8. Pour débouter le salarié de sa demande en nullité de son licenciement, l'arrêt, après avoir constaté qu'il lui était notamment reproché son refus d'accepter la politique de l'entreprise ainsi que son désaccord sur les méthodes de management des associés et les critiques de leur décision, relève qu'il ne peut lui être reproché son absence d'intégration de la valeur « fun and pro », alors qu'il ressort de différentes pièces versées, notamment des attestations concordantes de salariés, que le « fun and pro » en vigueur dans l'entreprise se traduisait aussi par la nécessaire participation aux séminaires et aux pots de fin de semaine générant fréquemment une alcoolisation excessive de tous les participants, encouragée par les associés qui mettaient à disposition de très grandes quantités d'alcool, la culture de l'apéro étant notamment citée dans la restitution de l'atelier culture Cubik 2011, et par des pratiques prônées par les associés liant promiscuité, brimades et incitation à divers excès et dérapages.

9. Il retient que les reproches qui sont faits au salarié dans la lettre de licenciement ne peuvent être considérés comme une violation de sa liberté d'expression de nature à rendre nul le licenciement, qu'en effet, il lui est reproché son refus d'accepter la politique de l'entreprise et de se conformer aux modalités de fonctionnement basées sur des équipes de petite taille au sein desquelles la coopération par des échanges fréquents est valorisée et sur le partage des valeurs « fun » et « pro » par tous les salariés de l'entreprise, décrites notamment sur le site internet de la société sur la participation à la célébration des succès, la présence au séminaire annuel Saint-Palais et le partage de ses passions personnelles (cube Cubik), qu'aussi les reproches faits au salarié de sa rigidité, son manque d'écoute, son ton parfois cassant et démotivant vis-à vis de ses subordonnés et son impossibilité d'accepter le point de vue des autres constituent des critiques sur son comportement et ne sont pas des remises en cause de ses opinions personnelles.

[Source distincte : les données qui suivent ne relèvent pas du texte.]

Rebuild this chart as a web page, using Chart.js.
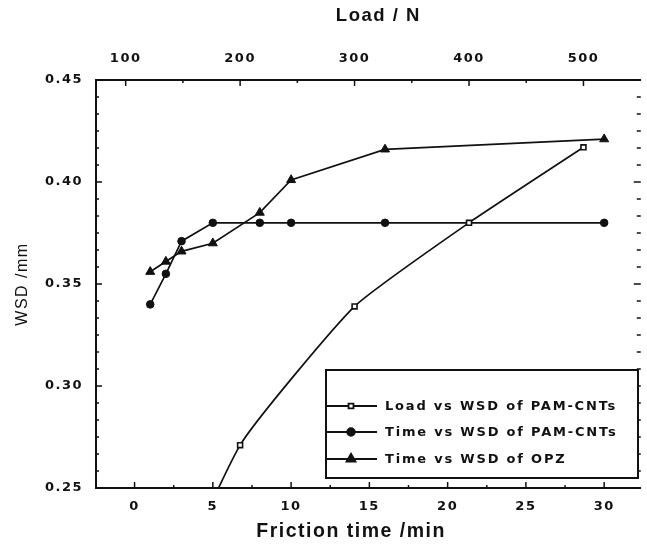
<!DOCTYPE html>
<html><head><meta charset="utf-8">
<script src="https://cdn.jsdelivr.net/npm/chart.js@4.4.0/dist/chart.umd.min.js"></script>
<style>html,body{margin:0;padding:0;background:#fff;} #wrap{width:647px;height:551px;position:relative;}</style>
</head><body><div id="wrap"><canvas id="c"></canvas></div>
<script>
// ---- data ----
const timeMin     = [1, 2, 3, 5, 8, 10, 16, 30];
const wsdTimePAM  = [0.340, 0.355, 0.371, 0.380, 0.380, 0.380, 0.380, 0.380];
const wsdTimeOPZ  = [0.356, 0.361, 0.366, 0.370, 0.385, 0.401, 0.416, 0.421];
const loadN       = [100, 200, 300, 400, 500];
const wsdLoadPAM  = [0.150, 0.271, 0.339, 0.380, 0.417];
const timeTicks   = [0, 5, 10, 15, 20, 25, 30];
const loadTicks   = [100, 200, 300, 400, 500];
const wsdTicks    = [0.25, 0.30, 0.35, 0.40, 0.45];
const seriesLabels = ['Load vs WSD of PAM-CNTs', 'Time vs WSD of PAM-CNTs', 'Time vs WSD of OPZ'];

const pts = (xs, ys) => xs.map((x, i) => ({x, y: ys[i]}));
const BLACK = '#111';
const tickFont = {family: 'DejaVu Sans', size: 13, weight: 'bold'};

function setTicks(arr) { return s => { s.ticks = arr.map(v => ({value: v})); }; }

// inward tick marks on all four sides
const innerTicks = {
  id: 'innerTicks',
  afterDatasetsDraw(chart) {
    const {ctx, chartArea: ca, scales} = chart;
    ctx.save();
    ctx.strokeStyle = BLACK;
    ctx.lineWidth = 1.5;
    const seg = (x1, y1, x2, y2) => { ctx.beginPath(); ctx.moveTo(x1, y1); ctx.lineTo(x2, y2); ctx.stroke(); };
    const xs = scales.x;
    for (let v = 0; v <= 32; v += 2.5) {
      const p = xs.getPixelForValue(v); const L = (v % 5 === 0) ? 6 : 3;
      seg(p, ca.bottom, p, ca.bottom - L);
    }
    const xt = scales.xTop;
    for (let v = 100; v <= 549; v += 50) {
      const p = xt.getPixelForValue(v); const L = (v % 100 === 0) ? 6 : 3;
      seg(p, ca.top, p, ca.top + L);
    }
    const ys = scales.y;
    for (let k = 0; k <= 24; k++) {
      const v = 0.25 + k * 0.05 / 6;
      const p = ys.getPixelForValue(v); const L = (k % 6 === 0) ? 6 : 3;
      seg(ca.left, p, ca.left + L, p);
      seg(ca.right, p, ca.right - L - 1, p);
    }
    ctx.restore();
  }
};

// legend box inside the plot
const boxLegend = {
  id: 'boxLegend',
  afterDraw(chart) {
    const {ctx, chartArea: ca} = chart;
    const bx = ca.left + 230, by = ca.top + 290, bw = 312, bh = 108;
    ctx.save();
    ctx.fillStyle = '#fff';
    ctx.fillRect(bx, by, bw, bh);
    ctx.strokeStyle = BLACK; ctx.lineWidth = 2;
    ctx.strokeRect(bx, by, bw, bh);
    const rows = [36, 62, 89];
    chart.data.datasets.forEach((ds, i) => {
      const y = by + rows[i];
      ctx.lineWidth = 1.8; ctx.strokeStyle = BLACK;
      ctx.beginPath(); ctx.moveTo(bx, y); ctx.lineTo(bx + 51, y); ctx.stroke();
      ctx.fillStyle = ds.pointBackgroundColor; ctx.strokeStyle = BLACK;
      Chart.helpers.drawPoint(ctx, {pointStyle: ds.pointStyle, radius: ds.pointRadius, rotation: 0, borderWidth: ds.pointBorderWidth}, bx + 25, y);
      ctx.fillStyle = BLACK;
      ctx.font = 'bold 13px "DejaVu Sans"';
      ctx.letterSpacing = '1.8px';
      ctx.textBaseline = 'middle'; ctx.textAlign = 'left';
      ctx.fillText(ds.label, bx + 59, y + 1);
    });
    ctx.restore();
  }
};

const spacing = {
  id: 'spacing',
  beforeDraw(chart) { chart.ctx.letterSpacing = '1.5px'; }
};

new Chart(document.getElementById('c'), {
  type: 'scatter',
  data: {
    datasets: [
      {label: seriesLabels[0], data: pts(loadN, wsdLoadPAM), xAxisID: 'xTop', yAxisID: 'y',
       showLine: true, borderColor: BLACK, borderWidth: 1.7, pointStyle: 'rect', pointRadius: 3.5,
       pointBackgroundColor: '#fff', pointBorderColor: BLACK, pointBorderWidth: 1.6, tension: 0.15},
      {label: seriesLabels[1], data: pts(timeMin, wsdTimePAM), xAxisID: 'x', yAxisID: 'y',
       showLine: true, borderColor: BLACK, borderWidth: 1.7, pointStyle: 'circle', pointRadius: 3.8,
       pointBackgroundColor: BLACK, pointBorderColor: BLACK, pointBorderWidth: 1},
      {label: seriesLabels[2], data: pts(timeMin, wsdTimeOPZ), xAxisID: 'x', yAxisID: 'y',
       showLine: true, borderColor: BLACK, borderWidth: 1.7, pointStyle: 'triangle', pointRadius: 5.2,
       pointBackgroundColor: BLACK, pointBorderColor: BLACK, pointBorderWidth: 1}
    ]
  },
  options: {
    responsive: true, maintainAspectRatio: false, animation: false,
    layout: {padding: {left: 0, right: 0, top: 0, bottom: 0}},
    plugins: {legend: {display: false}, tooltip: {enabled: false}},
    scales: {
      x: {type: 'linear', position: 'bottom', min: -2.464, max: 32.34,
          afterBuildTicks: setTicks(timeTicks),
          afterFit: s => { s.height = 63; },
          grid: {display: false, drawTicks: false},
          border: {display: true, color: BLACK, width: 2},
          ticks: {color: BLACK, font: tickFont, padding: 11, maxRotation: 0, autoSkip: false},
          title: {display: true, text: 'Friction time /min     ', color: BLACK,
                  font: {family: 'Liberation Sans', size: 19.5, weight: 'bold'}, padding: {top: 0, bottom: 8}}},
      xTop: {type: 'linear', position: 'top', min: 74.07, max: 550.1,
          afterBuildTicks: setTicks(loadTicks),
          afterFit: s => { s.height = 80; },
          grid: {display: false, drawTicks: false},
          border: {display: true, color: BLACK, width: 2},
          ticks: {color: BLACK, font: tickFont, padding: 14, maxRotation: 0, autoSkip: false},
          title: {display: true, text: '   Load / N', color: BLACK,
                  font: {family: 'Liberation Sans', size: 18.5, weight: 'bold'}, padding: {top: 5, bottom: 0}}},
      y: {type: 'linear', position: 'left', min: 0.25, max: 0.45,
          afterBuildTicks: setTicks(wsdTicks),
          afterFit: s => { s.width = 96; },
          grid: {display: false, drawTicks: false},
          border: {display: true, color: BLACK, width: 2},
          ticks: {color: BLACK, font: tickFont, padding: 13, autoSkip: false,
                  callback: v => v.toFixed(2)},
          title: {display: true, text: 'WSD /mm', color: BLACK,
                  font: {family: 'Liberation Sans', size: 16}, padding: {top: 13, bottom: 0}}}
    }
  },
  plugins: [spacing, innerTicks, boxLegend]
});
</script>
</body></html>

10. En statuant ainsi, alors qu'elle avait constaté que le licenciement était, en partie, fondé sur le comportement critique du salarié et son refus d'accepter la politique de l'entreprise basée sur le partage de la valeur « fun and pro » mais aussi l'incitation à divers excès, qui participent de sa liberté d'expression et d'opinion, sans qu'un abus dans l'exercice de cette liberté ne soit caractérisé, la cour d'appel, qui n'a pas tiré les conséquences légales de ses constatations, a violé les textes susvisés.

Dispositif

PAR CES MOTIFS, et sans qu'il y ait lieu de statuer sur les deuxième et troisième moyens du pourvoi principal, ce dernier étant subsidiaire, et sur les autres griefs, la Cour :

REJETTE le pourvoi incident ;

CASSE ET ANNULE, mais seulement en ce qu'il déboute M. [T] de ses demandes en nullité de son licenciement, aux fins d'ordonner sa réintégration à son poste de « consultant senior » au sein de la société Cubik Partners et en condamnation de celle-ci à lui payer la somme de 461 406 euros à titre d'indemnité pour licenciement nul, l'arrêt rendu le 10 mars 2021, entre les parties, par la cour d'appel de Paris ;

Remet, sur ces points, l'affaire et les parties dans l'état où elles se trouvaient avant cet arrêt et les renvoie devant la cour d'appel de Paris autrement composée ;

Condamne la société Cubik Partners aux dépens ;

En application de l'article 700 du code de procédure civile, rejette la demande formée par la société Cubik Partners et la condamne à payer à M. [T] la somme de 3 000 euros ;

Dit que sur les diligences du procureur général près la Cour de cassation, le présent arrêt sera transmis pour être transcrit en marge ou à la suite de l'arrêt partiellement cassé ;

Ainsi fait et jugé par la Cour de cassation, chambre sociale, et prononcé par le président en son audience publique du neuf novembre deux mille vingt-deux.